• [PROBLEM DETAILS]
Skip all pictures. Write out the data below from its first line through the line that contains "const yTickLabels = ['0.01','0.1','1','10','100'];".

----

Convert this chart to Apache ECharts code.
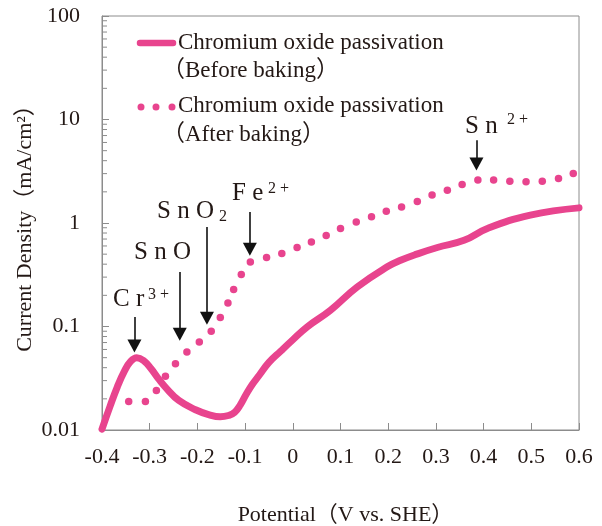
<!DOCTYPE html>
<html><head><meta charset="utf-8">
<script src="https://cdn.jsdelivr.net/npm/echarts@6/dist/echarts.min.js"></script>
<style>html,body{margin:0;padding:0;background:#fff}#c{width:602px;height:526px}</style>
</head><body><div id="c"></div>
<script>
// ---- data ----
const xTickLabels = ['-0.4','-0.3','-0.2','-0.1','0','0.1','0.2','0.3','0.4','0.5','0.6'];
const yTickLabels = ['0.01','0.1','1','10','100'];

const beforePotential = [-0.400,-0.383,-0.368,-0.353,-0.340,-0.327,-0.313,-0.297,-0.281,-0.264,-0.239,-0.204,-0.175,-0.152,-0.135,-0.122,-0.110,-0.098,-0.085,-0.070,-0.050,-0.025,-0.001,0.030,0.079,0.135,0.198,0.226,0.260,0.303,0.359,0.408,0.498,0.600];
const beforeCurrent   = [0.0102,0.017,0.026,0.037,0.046,0.050,0.047,0.039,0.031,0.025,0.0193,0.0157,0.0140,0.0134,0.0138,0.0148,0.0175,0.022,0.0275,0.034,0.045,0.058,0.0736,0.099,0.1435,0.241,0.377,0.436,0.50,0.58,0.68,0.885,1.19,1.40];

const afterPotential = [-0.344,-0.309,-0.286,-0.267,-0.246,-0.222,-0.196,-0.171,-0.152,-0.136,-0.124,-0.108,-0.089,-0.055,-0.023,0.009,0.039,0.070,0.100,0.133,0.165,0.196,0.228,0.261,0.292,0.324,0.355,0.388,0.421,0.455,0.489,0.523,0.557,0.588];
const afterCurrent   = [0.0189,0.0189,0.0241,0.033,0.0437,0.0567,0.0709,0.09,0.122,0.169,0.228,0.318,0.42,0.464,0.507,0.58,0.656,0.757,0.885,1.02,1.146,1.30,1.43,1.61,1.86,2.07,2.36,2.6,2.6,2.53,2.5,2.53,2.69,3.01];

const seriesNames = ['Chromium oxide passivation\n（Before baking）','Chromium oxide passivation\n（After baking）'];

const peakMain   = ['C r','S n O','S n O','F e','S n'];
const peakScript = ['3 +','','2','2 +','2 +'];
const arrowPotential = [-0.332,-0.237,-0.180,-0.090,0.385];
const arrowTop       = [0.1236,0.336,0.917,1.28,6.32];
const arrowEnd       = [0.0647,0.0841,0.12,0.558,3.71];

const xMin = -0.4, xMax = 0.6;
const yMin = 0.01, yMax = 100;

// ---- build ----
const PINK = '#e8448e';
const AX = '#8c8c8c';
const SERIF = "'Liberation Serif','Times New Roman','Noto Sans CJK JP',serif";
const TXT = '#231815';

const minorVals = [];
[0.01,0.1,1,10].forEach(d => { for (let k = 2; k <= 9; k++) minorVals.push(k*d); });

const chart = echarts.init(document.getElementById('c'), null, {renderer:'canvas'});

const arrowData = arrowPotential.map((x,i) => [{coord:[x, arrowTop[i]]},{coord:[x, arrowEnd[i]]}]);

// annotation text positions (pixels)
const labelPos = [[113,300,148,295],[134,253,0,0],[157,212,219,217],[232,194,268,189],[465,127,507,120]];
const graphics = [];
peakMain.forEach((t,i) => {
  const p = labelPos[i];
  graphics.push({type:'text', left:p[0], top:p[1]-13, silent:true,
    style:{text:t, font:'25px '+SERIF, fill:TXT}});
  if (peakScript[i]) graphics.push({type:'text', left:p[2], top:p[3]-8, silent:true,
    style:{text:peakScript[i], font:'16px '+SERIF, fill:TXT}});
});
// legend
const lg = seriesNames.map(s => s.split('\n'));
graphics.push({type:'line', shape:{x1:140,y1:43,x2:173,y2:43}, style:{stroke:PINK, lineWidth:6.5, lineCap:'round'}, silent:true});
[141,156,172].forEach(x => graphics.push({type:'circle', shape:{cx:x, cy:107, r:3.5}, style:{fill:PINK}, silent:true}));
graphics.push({type:'text', left:178, top:31, silent:true, style:{text:lg[0][0], font:'23px '+SERIF, fill:TXT}});
graphics.push({type:'text', left:162, top:59, silent:true, style:{text:lg[0][1], font:'23px '+SERIF, fill:TXT}});
graphics.push({type:'text', left:178, top:94, silent:true, style:{text:lg[1][0], font:'23px '+SERIF, fill:TXT}});
graphics.push({type:'text', left:162, top:123, silent:true, style:{text:lg[1][1], font:'23px '+SERIF, fill:TXT}});

chart.setOption({
  animation:false,
  backgroundColor:'#fff',
  grid:{left:102, right:23, top:16, bottom:96, containLabel:false, outerBoundsMode:'none',
    show:true, borderColor:AX, borderWidth:1, backgroundColor:'transparent'},
  xAxis:{
    type:'value', min:xMin, max:xMax, interval:0.1,
    name:'Potential（V vs. SHE）', nameLocation:'middle', nameGap:74,
    nameTextStyle:{fontFamily:SERIF, fontSize:22, color:TXT, padding:[0,0,0,10]},
    axisLine:{onZero:false, lineStyle:{color:AX}},
    axisTick:{inside:true, length:7, lineStyle:{color:AX}},
    splitLine:{show:false},
    axisLabel:{margin:16, fontFamily:SERIF, fontSize:22, color:TXT,
      formatter:v => xTickLabels[Math.round((v - xMin)*10)]}
  },
  yAxis:{
    type:'log', logBase:10, min:yMin, max:yMax,
    name:'Current Density（mA/cm²）', nameLocation:'middle', nameGap:66, nameRotate:90,
    nameMoveOverlap:false,
    nameTextStyle:{fontFamily:SERIF, fontSize:22, color:TXT},
    axisLine:{onZero:false, lineStyle:{color:AX}},
    axisTick:{inside:true, length:7, lineStyle:{color:AX}},
    minorTick:{show:false},
    splitLine:{show:false},
    axisLabel:{margin:22, fontFamily:SERIF, fontSize:22, color:TXT,
      formatter:v => yTickLabels[Math.round(Math.log10(v)) + 2]}
  },
  series:[
    {
      type:'custom', name:'minorTicks', silent:true, z:1,
      data:minorVals.map(v => [xMin, v]),
      renderItem:(params, api) => {
        const p = api.coord([api.value(0), api.value(1)]);
        return {type:'line', shape:{x1:p[0], y1:p[1], x2:p[0]+5, y2:p[1]}, style:{stroke:AX, lineWidth:1}};
      }
    },
    {
      type:'line', name:seriesNames[0],
      data:beforePotential.map((x,i) => [x, beforeCurrent[i]]),
      smooth:0.45, showSymbol:false, z:3,
      lineStyle:{color:PINK, width:7, cap:'round', join:'round'}
    },
    {
      type:'line', name:seriesNames[1],
      data:afterPotential.map((x,i) => [x, afterCurrent[i]]),
      symbol:'circle', symbolSize:7.5, showAllSymbol:true, z:4,
      itemStyle:{color:PINK},
      lineStyle:{width:0, opacity:0},
      markLine:{
        silent:true, animation:false,
        symbol:['none','triangle'], symbolSize:[14,13],
        lineStyle:{color:'#111', width:1.6, type:'solid'},
        label:{show:false},
        data:arrowData
      }
    }
  ],
  graphic:graphics
});
</script>
</body></html>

----

• [OUTPUT OF THE TASK]
Convert this chart to Apache ECharts code.
<!DOCTYPE html>
<html><head><meta charset="utf-8">
<script src="https://cdn.jsdelivr.net/npm/echarts@6/dist/echarts.min.js"></script>
<style>html,body{margin:0;padding:0;background:#fff}#c{width:602px;height:526px}</style>
</head><body><div id="c"></div>
<script>
// ---- data ----
const xTickLabels = ['-0.4','-0.3','-0.2','-0.1','0','0.1','0.2','0.3','0.4','0.5','0.6'];
const yTickLabels = ['0.01','0.1','1','10','100'];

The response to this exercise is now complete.